Hunting for a ready source of cash to help balance the budget, state lawmakers might divert some of the daily surcharges that tourists and others pay on rental cars.

A surcharge on customers who rent cars at airports was increased last September to $4.50 a day — up from $1 — to help finance rental car facility improvements.

Under federal law, lawmakers can use that money only for airport-related proj­ects. But lawmakers might suspend the surcharge and increase a separate surcharge on all rental cars by $4.50 a day — to $7.50, up from $3 — and divert the extra cash to help close the state’s projected $1.3 billion deficit over the next two years.

While the switch has received little attention — the Senate Ways and Means Committee added it to a bill (House Bill 1039) earlier this month — it would generate about $60 million a year for the general fund, the second-largest potential source of new revenue to balance the budget after the temporary suspension of general excise tax exemptions on some business activities.

Tourists will likely not notice any difference — since most rent cars at airports and would pay the same $7.50 a day in surcharges regardless — but others, including many residents, who rent at other locations would have to pay $4.50 more per day.

LAWMAKERS ALSO would authorize the state to issue general-obligation bonds to replace the money that was supposed to go toward new rental car facilities at airports.

The bonds would require the state to make debt-service payments — a liability on all taxpayers — and could force the state to juggle or delay other construction proj­ects to stay within debt limits.

The state Department of Transportation had expected to use the money from the rental car facility surcharge to finance a new complex at Honolulu Airport scheduled for construction next year and completion by 2016. The department planned to sell revenue bonds backed by the surcharge for improvements at airports on Maui, Kauai and Hawaii island through 2017.

"It moves a lot of money that we need into the general fund, and it replaces it with bonds, which actually helps them do their proj­ects now," said state Sen. J. Kalani English (D, East Maui-Lanai-Molokai), chairman of the Senate Transportation and International Affairs Committee.

State Rep. Joseph Souki (D, Waihee-Wailuku), chairman of the House Transportation Committee, said the proposal would not harm the department or the rental car companies that want new airport facilities.

"I don’t know why anybody would complain," he said. "You’re just replacing cash with another form of cash."

Souki said he does have concerns about the debt-service payments from issuing additional bonds, but he believes some trade-offs are necessary to balance the budget.

State Sen. Sam Slom (R, Diamond Head-Hawaii Kai) has opposed the creation of special funds because lawmakers often raid the money for other purposes.
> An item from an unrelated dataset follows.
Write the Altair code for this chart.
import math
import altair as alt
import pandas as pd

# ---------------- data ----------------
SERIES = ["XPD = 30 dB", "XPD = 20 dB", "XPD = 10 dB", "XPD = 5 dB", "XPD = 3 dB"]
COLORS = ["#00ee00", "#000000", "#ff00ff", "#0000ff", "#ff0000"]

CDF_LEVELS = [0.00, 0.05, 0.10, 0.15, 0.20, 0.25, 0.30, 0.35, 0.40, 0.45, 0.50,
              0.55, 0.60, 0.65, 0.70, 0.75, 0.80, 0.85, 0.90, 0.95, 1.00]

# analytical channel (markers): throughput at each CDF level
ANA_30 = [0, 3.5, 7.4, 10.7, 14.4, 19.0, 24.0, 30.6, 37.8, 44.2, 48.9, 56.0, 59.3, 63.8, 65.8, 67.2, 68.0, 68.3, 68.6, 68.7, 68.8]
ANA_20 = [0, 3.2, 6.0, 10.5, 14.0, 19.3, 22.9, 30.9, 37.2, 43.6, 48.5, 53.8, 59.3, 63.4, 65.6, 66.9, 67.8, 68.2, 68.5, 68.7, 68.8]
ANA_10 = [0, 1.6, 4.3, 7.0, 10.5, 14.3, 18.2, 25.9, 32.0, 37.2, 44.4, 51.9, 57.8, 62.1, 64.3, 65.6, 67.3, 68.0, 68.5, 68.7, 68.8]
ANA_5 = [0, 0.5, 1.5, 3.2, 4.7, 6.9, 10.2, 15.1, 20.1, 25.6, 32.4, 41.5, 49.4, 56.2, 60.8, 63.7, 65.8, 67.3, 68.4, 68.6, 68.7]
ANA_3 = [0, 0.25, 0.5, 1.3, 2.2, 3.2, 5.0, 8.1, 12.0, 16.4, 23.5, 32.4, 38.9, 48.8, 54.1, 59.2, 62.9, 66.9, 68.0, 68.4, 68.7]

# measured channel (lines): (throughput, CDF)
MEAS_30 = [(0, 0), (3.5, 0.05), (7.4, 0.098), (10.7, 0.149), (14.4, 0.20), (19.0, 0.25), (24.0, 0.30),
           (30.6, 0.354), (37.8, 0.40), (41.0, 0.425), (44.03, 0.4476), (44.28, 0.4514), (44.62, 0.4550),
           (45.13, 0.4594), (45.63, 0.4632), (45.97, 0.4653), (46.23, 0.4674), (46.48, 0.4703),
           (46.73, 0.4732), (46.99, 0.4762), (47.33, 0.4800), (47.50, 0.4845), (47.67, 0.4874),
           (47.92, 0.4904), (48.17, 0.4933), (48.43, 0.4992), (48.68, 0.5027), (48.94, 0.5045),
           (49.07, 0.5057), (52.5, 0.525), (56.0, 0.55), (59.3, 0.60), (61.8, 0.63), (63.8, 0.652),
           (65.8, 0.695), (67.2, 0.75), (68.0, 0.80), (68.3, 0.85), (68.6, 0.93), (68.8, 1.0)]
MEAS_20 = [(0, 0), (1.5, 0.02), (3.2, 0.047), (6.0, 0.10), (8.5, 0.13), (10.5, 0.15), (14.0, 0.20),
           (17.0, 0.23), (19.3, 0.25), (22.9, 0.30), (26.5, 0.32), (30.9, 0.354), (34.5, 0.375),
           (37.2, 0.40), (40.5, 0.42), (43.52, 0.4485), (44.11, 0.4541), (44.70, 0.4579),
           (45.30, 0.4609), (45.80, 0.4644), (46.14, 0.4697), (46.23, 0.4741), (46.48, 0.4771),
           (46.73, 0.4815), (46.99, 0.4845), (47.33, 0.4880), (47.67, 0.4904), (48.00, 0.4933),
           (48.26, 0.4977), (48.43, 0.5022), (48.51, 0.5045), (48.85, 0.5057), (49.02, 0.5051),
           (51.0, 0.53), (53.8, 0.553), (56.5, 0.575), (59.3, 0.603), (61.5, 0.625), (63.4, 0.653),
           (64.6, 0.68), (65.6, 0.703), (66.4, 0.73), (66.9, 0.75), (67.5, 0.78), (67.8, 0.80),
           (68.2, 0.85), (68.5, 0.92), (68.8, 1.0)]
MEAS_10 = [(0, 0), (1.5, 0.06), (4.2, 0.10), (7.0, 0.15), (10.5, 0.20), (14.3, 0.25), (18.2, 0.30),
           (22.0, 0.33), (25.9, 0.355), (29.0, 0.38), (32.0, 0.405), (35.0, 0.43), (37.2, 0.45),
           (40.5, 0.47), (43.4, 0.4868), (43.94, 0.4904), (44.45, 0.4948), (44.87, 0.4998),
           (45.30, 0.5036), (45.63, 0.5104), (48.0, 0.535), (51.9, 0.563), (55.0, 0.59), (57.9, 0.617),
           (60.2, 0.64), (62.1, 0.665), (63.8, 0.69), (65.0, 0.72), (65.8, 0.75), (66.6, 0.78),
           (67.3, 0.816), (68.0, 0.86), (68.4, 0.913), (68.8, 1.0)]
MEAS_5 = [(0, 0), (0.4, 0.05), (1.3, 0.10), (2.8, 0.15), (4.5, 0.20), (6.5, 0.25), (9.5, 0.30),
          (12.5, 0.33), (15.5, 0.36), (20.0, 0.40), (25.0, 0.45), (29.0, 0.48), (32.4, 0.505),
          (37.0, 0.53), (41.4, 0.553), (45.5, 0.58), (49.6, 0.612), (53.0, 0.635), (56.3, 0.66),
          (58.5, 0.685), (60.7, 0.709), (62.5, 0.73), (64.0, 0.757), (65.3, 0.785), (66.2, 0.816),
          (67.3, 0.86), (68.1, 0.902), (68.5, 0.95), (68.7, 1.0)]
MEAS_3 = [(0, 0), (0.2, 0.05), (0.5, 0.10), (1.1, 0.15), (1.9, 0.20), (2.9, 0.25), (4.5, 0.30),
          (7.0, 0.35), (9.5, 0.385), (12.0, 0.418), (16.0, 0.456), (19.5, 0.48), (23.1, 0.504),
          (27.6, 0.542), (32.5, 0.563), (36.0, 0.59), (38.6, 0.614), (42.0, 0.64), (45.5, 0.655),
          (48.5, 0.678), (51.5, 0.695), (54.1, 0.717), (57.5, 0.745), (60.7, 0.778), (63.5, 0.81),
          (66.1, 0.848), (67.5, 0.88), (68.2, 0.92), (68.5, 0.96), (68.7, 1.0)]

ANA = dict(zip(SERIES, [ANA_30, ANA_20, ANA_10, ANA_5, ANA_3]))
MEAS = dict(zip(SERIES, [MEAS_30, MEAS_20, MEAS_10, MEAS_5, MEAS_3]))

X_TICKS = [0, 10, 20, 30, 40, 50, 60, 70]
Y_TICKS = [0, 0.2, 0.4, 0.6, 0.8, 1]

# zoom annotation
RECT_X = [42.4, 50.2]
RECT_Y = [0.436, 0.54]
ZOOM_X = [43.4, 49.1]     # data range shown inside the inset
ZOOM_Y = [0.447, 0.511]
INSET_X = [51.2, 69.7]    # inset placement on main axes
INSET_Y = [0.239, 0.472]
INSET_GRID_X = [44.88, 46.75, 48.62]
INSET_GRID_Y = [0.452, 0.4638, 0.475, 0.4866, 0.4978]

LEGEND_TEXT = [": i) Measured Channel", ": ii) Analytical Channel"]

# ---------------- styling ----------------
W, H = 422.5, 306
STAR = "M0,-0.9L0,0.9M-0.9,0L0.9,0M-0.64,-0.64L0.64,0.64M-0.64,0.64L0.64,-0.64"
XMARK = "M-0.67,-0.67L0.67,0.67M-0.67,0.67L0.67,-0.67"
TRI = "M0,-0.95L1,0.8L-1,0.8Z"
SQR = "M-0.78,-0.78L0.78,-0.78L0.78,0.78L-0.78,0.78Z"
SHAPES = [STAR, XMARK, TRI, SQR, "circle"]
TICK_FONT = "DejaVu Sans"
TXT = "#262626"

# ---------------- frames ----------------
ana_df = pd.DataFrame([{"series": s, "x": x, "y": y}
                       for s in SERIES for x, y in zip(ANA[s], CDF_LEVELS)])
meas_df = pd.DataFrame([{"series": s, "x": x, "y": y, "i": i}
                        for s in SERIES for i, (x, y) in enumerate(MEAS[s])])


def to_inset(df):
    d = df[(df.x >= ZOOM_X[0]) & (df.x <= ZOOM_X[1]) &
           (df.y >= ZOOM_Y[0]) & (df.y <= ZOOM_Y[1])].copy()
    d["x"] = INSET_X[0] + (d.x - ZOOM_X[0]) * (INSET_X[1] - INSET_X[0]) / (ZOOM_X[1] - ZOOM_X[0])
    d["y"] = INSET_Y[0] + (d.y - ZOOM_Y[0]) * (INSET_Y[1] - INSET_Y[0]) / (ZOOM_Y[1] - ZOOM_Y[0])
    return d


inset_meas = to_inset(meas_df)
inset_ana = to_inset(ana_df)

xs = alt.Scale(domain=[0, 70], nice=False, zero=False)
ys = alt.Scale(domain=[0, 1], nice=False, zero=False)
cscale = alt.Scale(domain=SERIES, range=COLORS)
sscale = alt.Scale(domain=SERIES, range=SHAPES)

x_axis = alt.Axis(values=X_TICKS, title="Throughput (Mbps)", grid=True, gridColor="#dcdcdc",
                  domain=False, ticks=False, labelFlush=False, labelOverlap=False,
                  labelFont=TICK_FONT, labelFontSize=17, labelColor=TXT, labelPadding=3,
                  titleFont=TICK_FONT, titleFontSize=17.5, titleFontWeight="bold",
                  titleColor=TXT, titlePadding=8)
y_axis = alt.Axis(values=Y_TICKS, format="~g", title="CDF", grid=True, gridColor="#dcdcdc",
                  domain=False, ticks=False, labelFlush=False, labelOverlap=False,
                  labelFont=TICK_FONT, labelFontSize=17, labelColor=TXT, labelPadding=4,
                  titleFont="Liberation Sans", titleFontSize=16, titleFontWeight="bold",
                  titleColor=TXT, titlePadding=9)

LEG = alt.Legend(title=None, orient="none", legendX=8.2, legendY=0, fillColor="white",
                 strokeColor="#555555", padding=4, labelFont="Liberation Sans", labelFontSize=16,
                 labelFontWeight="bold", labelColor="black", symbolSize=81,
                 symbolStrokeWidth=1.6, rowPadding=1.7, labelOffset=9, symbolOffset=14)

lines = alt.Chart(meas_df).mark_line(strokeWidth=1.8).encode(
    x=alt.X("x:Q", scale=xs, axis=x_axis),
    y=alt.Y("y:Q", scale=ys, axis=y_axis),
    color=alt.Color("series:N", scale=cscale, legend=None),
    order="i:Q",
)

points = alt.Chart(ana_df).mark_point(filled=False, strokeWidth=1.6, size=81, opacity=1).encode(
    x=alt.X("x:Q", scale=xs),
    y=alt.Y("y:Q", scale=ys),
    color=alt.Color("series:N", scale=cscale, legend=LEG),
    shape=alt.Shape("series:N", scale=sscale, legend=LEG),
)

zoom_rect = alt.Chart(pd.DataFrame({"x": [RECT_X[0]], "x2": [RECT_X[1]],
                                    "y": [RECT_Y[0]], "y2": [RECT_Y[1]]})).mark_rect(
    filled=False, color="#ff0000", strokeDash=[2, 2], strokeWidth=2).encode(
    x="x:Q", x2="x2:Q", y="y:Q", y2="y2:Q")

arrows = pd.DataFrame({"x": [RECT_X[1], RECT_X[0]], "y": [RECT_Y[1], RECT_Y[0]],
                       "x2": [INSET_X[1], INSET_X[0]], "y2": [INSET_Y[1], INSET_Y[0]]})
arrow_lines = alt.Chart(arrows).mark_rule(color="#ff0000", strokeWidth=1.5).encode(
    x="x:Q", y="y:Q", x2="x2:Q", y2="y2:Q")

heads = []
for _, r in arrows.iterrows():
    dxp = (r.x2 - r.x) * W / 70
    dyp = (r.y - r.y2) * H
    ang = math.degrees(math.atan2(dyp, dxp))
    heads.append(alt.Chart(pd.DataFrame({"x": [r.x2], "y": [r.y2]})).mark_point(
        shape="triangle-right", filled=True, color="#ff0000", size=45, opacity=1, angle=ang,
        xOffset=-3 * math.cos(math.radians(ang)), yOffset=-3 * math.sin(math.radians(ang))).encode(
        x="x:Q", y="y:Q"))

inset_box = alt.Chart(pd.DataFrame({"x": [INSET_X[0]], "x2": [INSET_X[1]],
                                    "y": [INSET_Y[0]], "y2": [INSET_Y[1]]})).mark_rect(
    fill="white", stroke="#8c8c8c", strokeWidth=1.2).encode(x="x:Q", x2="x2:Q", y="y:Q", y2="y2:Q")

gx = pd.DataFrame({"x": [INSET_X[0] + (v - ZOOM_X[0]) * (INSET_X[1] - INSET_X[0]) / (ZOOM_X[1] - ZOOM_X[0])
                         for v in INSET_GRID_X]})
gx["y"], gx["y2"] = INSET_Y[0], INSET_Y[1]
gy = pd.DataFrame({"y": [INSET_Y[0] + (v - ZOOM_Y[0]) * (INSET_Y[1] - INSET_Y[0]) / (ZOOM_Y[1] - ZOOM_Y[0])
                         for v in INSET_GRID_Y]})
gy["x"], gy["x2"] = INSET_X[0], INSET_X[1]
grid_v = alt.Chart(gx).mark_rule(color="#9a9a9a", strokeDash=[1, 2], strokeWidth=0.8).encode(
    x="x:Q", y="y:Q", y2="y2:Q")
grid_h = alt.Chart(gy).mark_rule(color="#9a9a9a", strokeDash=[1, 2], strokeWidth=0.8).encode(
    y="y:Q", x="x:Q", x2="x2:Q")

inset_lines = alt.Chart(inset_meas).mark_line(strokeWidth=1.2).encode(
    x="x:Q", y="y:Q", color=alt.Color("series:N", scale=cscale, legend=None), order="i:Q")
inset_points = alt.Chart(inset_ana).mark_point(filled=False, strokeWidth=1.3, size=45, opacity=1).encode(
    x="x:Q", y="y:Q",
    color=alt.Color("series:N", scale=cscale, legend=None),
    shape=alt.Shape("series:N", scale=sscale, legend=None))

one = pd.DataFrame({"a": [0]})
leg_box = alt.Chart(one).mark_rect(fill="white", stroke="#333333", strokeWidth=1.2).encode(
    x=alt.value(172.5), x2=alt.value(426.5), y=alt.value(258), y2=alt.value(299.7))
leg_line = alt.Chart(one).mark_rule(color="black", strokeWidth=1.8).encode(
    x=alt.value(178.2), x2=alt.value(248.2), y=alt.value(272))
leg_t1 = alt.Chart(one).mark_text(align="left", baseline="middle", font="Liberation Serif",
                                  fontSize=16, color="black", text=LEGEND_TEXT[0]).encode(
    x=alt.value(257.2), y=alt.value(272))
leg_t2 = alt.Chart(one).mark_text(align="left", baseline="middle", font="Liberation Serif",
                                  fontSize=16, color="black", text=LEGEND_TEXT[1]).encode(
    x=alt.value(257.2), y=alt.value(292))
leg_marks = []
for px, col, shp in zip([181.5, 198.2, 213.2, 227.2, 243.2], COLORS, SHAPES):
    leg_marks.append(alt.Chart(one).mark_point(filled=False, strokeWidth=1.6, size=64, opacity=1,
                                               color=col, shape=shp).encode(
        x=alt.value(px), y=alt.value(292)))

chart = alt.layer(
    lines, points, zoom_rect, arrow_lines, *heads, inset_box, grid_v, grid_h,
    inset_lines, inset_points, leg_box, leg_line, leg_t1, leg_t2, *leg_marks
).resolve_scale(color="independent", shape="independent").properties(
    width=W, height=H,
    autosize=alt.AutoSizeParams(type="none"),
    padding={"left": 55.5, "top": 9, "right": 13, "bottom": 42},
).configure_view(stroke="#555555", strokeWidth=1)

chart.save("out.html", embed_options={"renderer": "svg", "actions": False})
Lawmakers would not be raiding the rental car facility special fund, but instead tinkering with the surcharge, and increasing a separate surcharge that normally goes into the state Highway Fund, to access cash.

The switch would also impose a higher surcharge on people — more likely to be residents — who rent cars at locations other than airports.
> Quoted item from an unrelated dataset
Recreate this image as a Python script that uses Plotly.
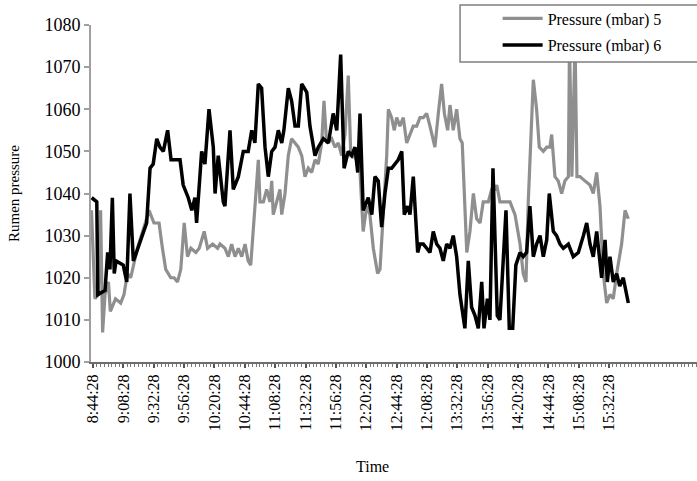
import plotly.graph_objects as go

# Minutes after 8:44:28 and pressure readings (mbar)
t5 = [-1.2, 1.5, 4.1, 6.0, 7.6, 9.5, 12.2, 13.7, 17.8, 21.9, 24.5, 27.2, 29.8, 32.5, 35.1,
      40.3, 44.3, 48.2, 52.2, 54.9, 57.5, 61.5, 64.1, 66.8, 69.4, 72.1, 74.7, 77.4, 81.3,
      84.0, 87.9, 90.6, 94.6, 98.5, 100.4, 104.3, 107.0, 109.6, 112.3, 114.9, 117.6, 120.2,
      122.7, 124.7, 125.9, 128.0, 130.7, 132.0, 134.7, 137.3, 139.9, 141.3, 142.5, 145.2,
      147.8, 149.2, 151.8, 154.4, 157.0, 159.7, 162.3, 165.0, 167.6, 170.2, 172.9, 175.5,
      178.1, 180.8, 182.6, 184.7, 188.7, 191.3, 193.9, 196.6, 199.2, 201.8, 203.8, 205.8,
      208.4, 211.1, 213.6, 216.4, 218.9, 221.6, 225.0, 226.9, 229.5, 232.2, 233.5, 236.1,
      238.2, 240.1, 242.6, 245.3, 248.0, 250.6, 253.2, 255.9, 258.5, 261.1, 263.8, 266.4,
      270.3, 273.0, 275.6, 277.8, 280.4, 282.2, 284.8, 287.5, 290.1, 291.9, 295.5, 298.0,
      300.7, 303.3, 306.0, 308.5, 312.5, 315.2, 317.8, 319.2, 321.7, 325.7, 329.7, 333.6,
      337.6, 340.1, 342.3, 344.1, 345.4, 348.1, 350.7, 352.8, 356.0, 358.7, 361.2, 362.6,
      365.2, 367.8, 370.5, 373.1, 375.8, 376.7, 378.6, 381.1, 382.6, 385.0, 388.9, 392.9,
      395.5, 398.2, 400.8, 403.4, 406.1, 408.7, 411.3, 414.0, 417.9, 420.6, 423.2]
p5 = [1036, 1015, 1016, 1036, 1007, 1016, 1019, 1012, 1015, 1014, 1016, 1021, 1020, 1024, 1027,
      1032, 1036, 1033, 1033, 1027, 1022, 1020, 1020, 1019, 1022, 1033, 1025, 1027, 1026,
      1027, 1031, 1027, 1028, 1027, 1028, 1027, 1025, 1028, 1025, 1027, 1025, 1028,
      1024, 1023, 1028, 1038, 1048, 1038, 1038, 1041, 1038, 1043, 1035, 1038,
      1041, 1035, 1040, 1049, 1053, 1052, 1051, 1049, 1044, 1046, 1045, 1048,
      1047, 1052, 1062, 1052, 1053, 1051, 1052, 1049, 1054, 1068, 1049, 1049,
      1048, 1045, 1031, 1037, 1035, 1027, 1021, 1022, 1034, 1049, 1060, 1058,
      1055, 1058, 1056, 1058, 1052, 1054, 1056, 1056, 1058, 1058, 1059, 1056,
      1051, 1059, 1066, 1059, 1055, 1061, 1055, 1060, 1053, 1052, 1026, 1031,
      1040, 1034, 1033, 1038, 1038, 1041, 1041, 1042, 1038, 1038, 1038, 1035,
      1028, 1021, 1019, 1038, 1049, 1067, 1060, 1051, 1050, 1051, 1051, 1054,
      1044, 1043, 1040, 1043, 1044, 1076, 1044, 1076, 1044, 1044, 1043, 1042,
      1040, 1045, 1037, 1021, 1014, 1016, 1015, 1021, 1028, 1036, 1034]

t6 = [-1.0, 3.0, 3.8, 9.5, 11.6, 13.4, 15.3, 16.8, 18.2, 23.9, 26.7, 29.2, 31.9, 33.2, 42.4,
      45.1, 47.6, 50.4, 52.9, 55.6, 59.0, 61.7, 68.8, 71.3, 75.3, 78.1, 80.6, 81.9, 85.9,
      88.5, 91.7, 95.1, 96.5, 99.0, 103.0, 104.3, 108.3, 110.9, 114.9, 118.8, 122.7, 125.5,
      128.0, 130.7, 133.3, 136.0, 138.6, 141.3, 143.9, 146.5, 149.2, 150.9, 154.4, 157.0,
      159.7, 162.3, 165.0, 169.0, 171.5, 175.5, 178.1, 182.1, 186.1, 189.9, 192.7, 195.8,
      198.5, 201.8, 204.5, 207.1, 209.3, 211.1, 213.6, 217.6, 220.4, 222.9, 225.5, 228.2,
      230.8, 233.5, 236.1, 238.8, 241.3, 244.1, 246.1, 248.8, 250.6, 253.2, 254.6, 256.7,
      258.5, 261.1, 263.8, 266.4, 269.0, 271.7, 274.3, 276.9, 279.6, 282.2, 284.8, 287.5,
      290.1, 294.0, 296.7, 299.3, 302.0, 304.6, 307.3, 309.1, 311.8, 313.8, 316.2, 319.6,
      321.7, 324.4, 326.5, 329.1, 331.8, 334.3, 337.6, 340.1, 342.8, 345.4, 348.1, 350.7,
      353.4, 356.0, 358.7, 360.7, 363.9, 366.5, 369.2, 371.8, 375.8, 379.7, 383.7, 387.7,
      390.3, 392.9, 395.5, 398.2, 402.1, 404.8, 406.6, 408.7, 411.3, 414.0, 416.4, 419.2,
      423.2]
p6 = [1039, 1038, 1016, 1017, 1026, 1022, 1039, 1021, 1024, 1023, 1019, 1040, 1024, 1025, 1033,
      1046, 1047, 1053, 1051, 1050, 1055, 1048, 1048, 1042, 1039, 1036, 1039, 1033, 1050,
      1047, 1060, 1051, 1040, 1049, 1038, 1037, 1055, 1041, 1044, 1050, 1050, 1055,
      1052, 1066, 1065, 1051, 1044, 1050, 1051, 1055, 1052, 1055, 1065, 1062,
      1056, 1056, 1066, 1064, 1056, 1049, 1051, 1053, 1052, 1059, 1055, 1073,
      1046, 1050, 1049, 1051, 1045, 1059, 1036, 1039, 1035, 1044, 1043, 1032,
      1040, 1046, 1046, 1047, 1048, 1050, 1035, 1037, 1035, 1044, 1037, 1026,
      1028, 1028, 1027, 1026, 1031, 1028, 1027, 1024, 1028, 1027, 1030, 1025,
      1016, 1008, 1024, 1013, 1011, 1008, 1019, 1008, 1015, 1010, 1046, 1011,
      1010, 1027, 1036, 1008, 1008, 1023, 1026, 1025, 1026, 1037, 1025, 1028,
      1030, 1025, 1029, 1040, 1031, 1030, 1028, 1027, 1028, 1025, 1026, 1030,
      1033, 1028, 1025, 1031, 1020, 1029, 1019, 1025, 1019, 1021, 1018, 1020,
      1014]

tick_minutes = [0, 24, 48, 72, 96, 120, 144, 168, 192, 216, 240, 264, 288, 312, 336, 360, 384, 408]
tick_labels = ["8:44:28", "9:08:28", "9:32:28", "9:56:28", "10:20:28", "10:44:28", "11:08:28",
               "11:32:28", "11:56:28", "12:20:28", "12:44:28", "12:08:28", "13:32:28",
               "13:56:28", "14:20:28", "14:44:28", "15:08:28", "15:32:28"]

series_names = ["Pressure (mbar) 5", "Pressure (mbar) 6"]

FONT = "Liberation Serif, Times New Roman, serif"

fig = go.Figure()
fig.add_trace(go.Scatter(x=t5, y=p5, mode="lines", name=series_names[0],
                         legendgroup="a",
                         line=dict(color="#8f8f8f", width=3.2)))
fig.add_trace(go.Scatter(x=t6, y=p6, mode="lines", name=series_names[1],
                         legendgroup="b",
                         line=dict(color="#000000", width=3.5)))

fig.update_layout(
    width=697, height=481,
    margin=dict(l=91, r=0, t=25, b=119, autoexpand=False),
    paper_bgcolor="white", plot_bgcolor="white",
    font=dict(family=FONT, color="black"),
    showlegend=True,
    legend=dict(x=0.671, y=1.07, xanchor="left", yanchor="top",
                bgcolor="rgba(0,0,0,0)", borderwidth=0,
                font=dict(family=FONT, size=16, color="black"),
                itemwidth=40, tracegroupgap=3),
    shapes=[dict(type="rect", xref="paper", yref="paper",
                 x0=0.609, x1=1.01, y0=0.890, y1=1.059,
                 line=dict(color="#7f7f7f", width=1.5),
                 fillcolor="white", layer="above")],
    annotations=[
        dict(text="Rumen pressure", xref="paper", yref="paper", x=-0.127, y=0.4985,
             textangle=-90, showarrow=False, font=dict(family=FONT, size=15),
             xanchor="center", yanchor="middle"),
        dict(text="Time", xref="paper", yref="paper", x=0.464, y=-0.309,
             showarrow=False, font=dict(family=FONT, size=16),
             xanchor="center", yanchor="middle"),
    ],
)

fig.update_xaxes(
    range=[-1.58, 477.5], automargin=False, showgrid=False, zeroline=False,
    showline=True, linecolor="#6e6e6e", linewidth=2,
    tickmode="array", tickvals=tick_minutes, ticktext=tick_labels,
    tickangle=-90, ticks="outside", ticklen=4, tickcolor="#555", tickwidth=1.5,
    tickfont=dict(family=FONT, size=16, color="black"),
    minor=dict(dtick=3, tick0=0, ticks="outside", ticklen=3, tickcolor="#777", tickwidth=1),
)
fig.update_yaxes(
    range=[1000, 1080], dtick=10, automargin=False, showgrid=False, zeroline=False,
    showline=True, linecolor="#a0a0a0", linewidth=2,
    ticks="outside", ticklen=5, tickcolor="#a0a0a0", tickwidth=1.5,
    tickfont=dict(family=FONT, size=18, color="black"),
)

fig.write_html("out.html", config={"displayModeBar": False},
               post_script="document.body.style.margin='0';document.body.style.overflow='hidden';")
"It is a question of taking the money and not using it for the purpose it was supposed to," Slom said. "I have been opposed to those raids, particularly where you have a situation where the public was led to believe that the money was going to be used for one purpose, it was not used for that purpose and is now basically being dumped into the general fund."

The Department of Transportation initially opposed the switch before officials learned of the bond component. Dan Mei­sen­zahl, a spokesman for the department, said department officials are talking with lawmakers about an acceptable draft.

The department has been planning a consolidated rental car complex at Honolulu Airport because of complaints from visitors about the cramped, open-air strip now shared by rental car outlets there.

Rental car companies have told senators that the rental car facility surcharge is an important source of dedicated revenue for airport improvements.

Garrick Higuchi, Hawaii area director of operations at DTG Operations Inc. — which runs Dollar Rent A Car and Thrifty Car Rental — told senators in testimony that rental car facilities have fallen behind in other infrastructure that serves tourists.

Higuchi said the rental car industry has been working with the department for several years on airport improvements and does not want to risk any disruptions.

"It is in Hawaii’s best interests to continue to proceed quickly to accomplish the construction of state-of-the-art vehicle rental facilities," he said.